Political philosopher Eric Voegelin rightly recognized the psychic mechanisms going on here as ultimately gnostic. Gnosticism fits the quest for an atheist spirituality (or secular religion), because it grants meaning and morality through the back door when your premise is scientific and materialistic absolutism. The political religionist is a gnostic who on one hand denies any teleology for this world (the randomness of its evolution being absolute), while on the other hand insisting with fervor and absolute conviction on quite specific political ends.
Voegelin identifies six characteristics of the gnostic psychic mechanism. (1) It begins with a dissatisfaction with one’s situation. (2) Lacking a doctrine of original sin, the drawbacks of one’s situation are attributed not to anything in him, but rather to the constitution of the world, or even nature itself, at a minimum to the intrinsic corruption of the world’s systems and institutions. (3) Contrary to all evolutionary evidence, but faintly recalling the paradisaical Eden of traditional religion, the gnostic “just knows” salvation is possible, that the world can be changed into something special. (4) For this salvation to occur, the order of being itself must be changed in a historic process. As Voegelin writes, “From a wretched world a good one must evolve historically.” (5) This historical change in the order of being lies within the capacity of human action. (6) Knowledge, or gnosis, here becomes the central concern, for only one enlightened about history’s proper course can help spearhead the world-historical change.

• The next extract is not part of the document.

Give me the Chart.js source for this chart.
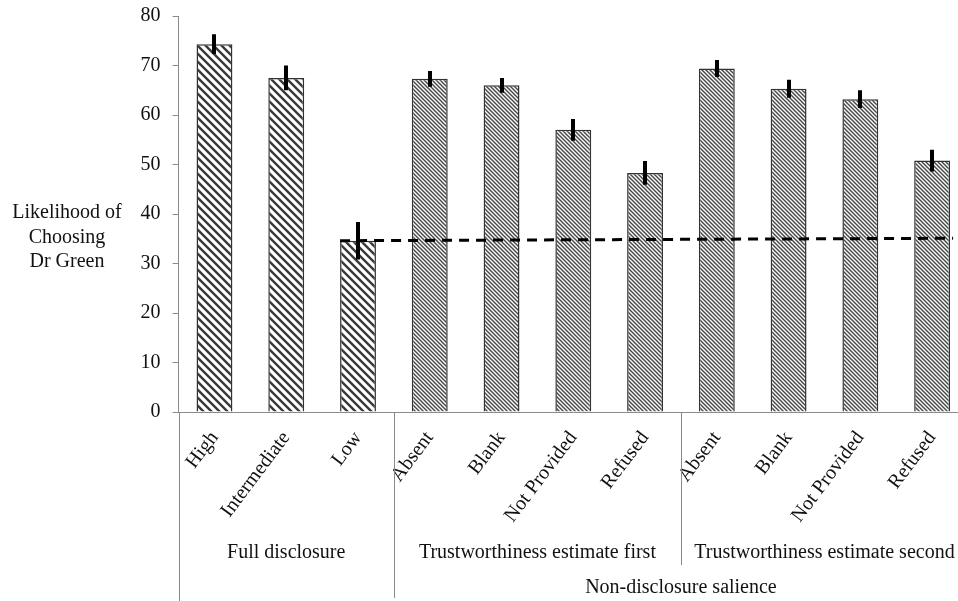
<!DOCTYPE html>
<html>
<head>
<meta charset="utf-8">
<script src="https://cdn.jsdelivr.net/npm/chart.js@4.4.0/dist/chart.umd.min.js"></script>
<style>
  html, body { margin: 0; padding: 0; background: #fff; overflow: hidden; }
  canvas { display: block; }
</style>
</head>
<body>
<canvas id="chart" width="972" height="601"></canvas>
<script>
// Conditions along the x axis
const categories = ['High', 'Intermediate', 'Low', 'Absent', 'Blank', 'Not Provided', 'Refused', 'Absent', 'Blank', 'Not Provided', 'Refused'];
// Mean likelihood of choosing Dr Green per condition
const likelihood = [74.3, 67.5, 34.6, 67.3, 66.0, 57.0, 48.3, 69.4, 65.3, 63.2, 50.8];
// Half-length of each error bar
const errorMargins = [2.0, 2.5, 3.8, 1.6, 1.5, 2.2, 2.4, 1.7, 1.8, 1.8, 2.2];
// Grouping of the conditions
const groupNames = ['Full disclosure', 'Trustworthiness estimate first', 'Trustworthiness estimate second'];
const groupSizes = [3, 4, 4];
const outerGroupName = 'Non-disclosure salience';
// Dashed reference level (start, end) running from the Low condition
const referenceLevel = [34.6, 35.1];
// Y axis
const yTicks = [0, 10, 20, 30, 40, 50, 60, 70, 80];
const yTitleLines = ['Likelihood of', 'Choosing', 'Dr Green'];

const FONT = 'Liberation Serif, Times New Roman, serif';
const FONT_SIZE = 20;
const TEXT = '#111';
const AXIS = '#8a8a8a';

function stripePattern(size, width, color) {
  const c = document.createElement('canvas');
  c.width = c.height = size;
  const g = c.getContext('2d');
  g.fillStyle = '#fff';
  g.fillRect(0, 0, size, size);
  g.strokeStyle = color;
  g.lineWidth = width;
  g.beginPath();
  for (const k of [-size, 0, size]) {
    g.moveTo(k - 1, -1);
    g.lineTo(k + size + 1, size + 1);
  }
  g.stroke();
  return g.createPattern(c, 'repeat');
}

const coarse = stripePattern(8, 2.4, '#3a3a3a');
const fine = stripePattern(4, 1.5, '#4a4a4a');
const fills = categories.map((_, i) => i < groupSizes[0] ? coarse : fine);

const decorations = {
  id: 'decorations',
  beforeDatasetsDraw(chart) {
    const { ctx, chartArea, scales: { x } } = chart;
    const H = chart.height;
    ctx.save();
    ctx.strokeStyle = AXIS;
    ctx.lineWidth = 1;
    // y axis continues down through the label area
    ctx.beginPath();
    ctx.moveTo(Math.round(chartArea.left) + 0.5, chartArea.bottom);
    ctx.lineTo(Math.round(chartArea.left) + 0.5, H);
    // group separators
    let idx = 0;
    groupSizes.forEach((n, gi) => {
      idx += n;
      if (idx >= categories.length) return;
      const sx = Math.round((x.getPixelForValue(idx - 1) + x.getPixelForValue(idx)) / 2) + 0.5;
      ctx.moveTo(sx, chartArea.bottom);
      ctx.lineTo(sx, gi === 0 ? H - 3 : 565);
    });
    ctx.stroke();
    ctx.restore();
  },
  afterDatasetsDraw(chart) {
    const { ctx, chartArea, scales: { x, y } } = chart;
    const bars = chart.getDatasetMeta(0).data;
    ctx.save();
    // dashed reference line
    const lowBar = bars[2];
    const lastBar = bars[bars.length - 1];
    ctx.strokeStyle = '#000';
    ctx.lineWidth = 3;
    ctx.setLineDash([10, 7]);
    ctx.beginPath();
    ctx.moveTo(lowBar.x - lowBar.width / 2, y.getPixelForValue(referenceLevel[0]));
    ctx.lineTo(lastBar.x + lastBar.width / 2 + 3, y.getPixelForValue(referenceLevel[1]));
    ctx.stroke();
    ctx.setLineDash([]);
    // error bars
    ctx.lineWidth = 4;
    ctx.beginPath();
    likelihood.forEach((v, i) => {
      const px = Math.round(x.getPixelForValue(i));
      ctx.moveTo(px, y.getPixelForValue(v + errorMargins[i]));
      ctx.lineTo(px, y.getPixelForValue(v - errorMargins[i]));
    });
    ctx.stroke();

    // group labels
    ctx.fillStyle = TEXT;
    ctx.font = FONT_SIZE + 'px ' + FONT;
    ctx.textAlign = 'center';
    ctx.textBaseline = 'middle';
    let start = 0;
    const bounds = [];
    groupSizes.forEach((n, gi) => {
      const left = start === 0 ? chartArea.left : (x.getPixelForValue(start - 1) + x.getPixelForValue(start)) / 2;
      const end = start + n;
      const right = end >= categories.length ? chartArea.right : (x.getPixelForValue(end - 1) + x.getPixelForValue(end)) / 2;
      bounds.push([left, right]);
      ctx.fillText(groupNames[gi], (left + right) / 2, 553);
      start = end;
    });
    ctx.fillText(outerGroupName, (bounds[1][0] + bounds[2][1]) / 2, 588);

    // y axis title
    yTitleLines.forEach((line, i) => ctx.fillText(line, 67, 213 + i * 24.5));
    ctx.restore();
  }
};

new Chart(document.getElementById('chart'), {
  type: 'bar',
  data: {
    labels: categories,
    datasets: [{
      data: likelihood,
      backgroundColor: fills,
      borderColor: '#333',
      borderWidth: 1.5,
      categoryPercentage: 1,
      barPercentage: 0.5
    }]
  },
  options: {
    responsive: false,
    animation: false,
    layout: { padding: { left: 0, right: 4, top: 16, bottom: 0 } },
    plugins: { legend: { display: false }, tooltip: { enabled: false } },
    scales: {
      x: {
        grid: { display: false, drawTicks: false },
        border: { display: true, color: AXIS, width: 1 },
        ticks: {
          autoSkip: false, minRotation: 53, maxRotation: 53, padding: 15,
          color: TEXT, font: { family: FONT, size: FONT_SIZE }
        },
        afterFit(scale) { scale.height = 189; scale.paddingLeft = 0; scale.paddingRight = 0; }
      },
      y: {
        min: 0, max: 80,
        afterBuildTicks(scale) { scale.ticks = yTicks.map(v => ({ value: v })); },
        grid: { display: true, drawOnChartArea: false, drawTicks: true, tickLength: 6, color: AXIS },
        border: { display: true, color: AXIS, width: 1 },
        ticks: { padding: 12, color: TEXT, font: { family: FONT, size: FONT_SIZE } },
        afterFit(scale) { scale.width = 178.6; scale.paddingTop = 0; scale.paddingBottom = 0; }
      }
    }
  },
  plugins: [decorations]
});
</script>
</body>
</html>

Voegelin sees Joachim of Fiore, the twelfth-century monk and first new-age prophet, as ground zero for secular religion, or as it’s sometimes called, millenarianism. Joachim divided history into three epochs, claiming that imminent in his day was the final epoch in which God’s Spirit would have direct influence—outside the workings of the church—on the direction of history, by inspiring an elite body of elect saints to establish the kingdom of God on earth.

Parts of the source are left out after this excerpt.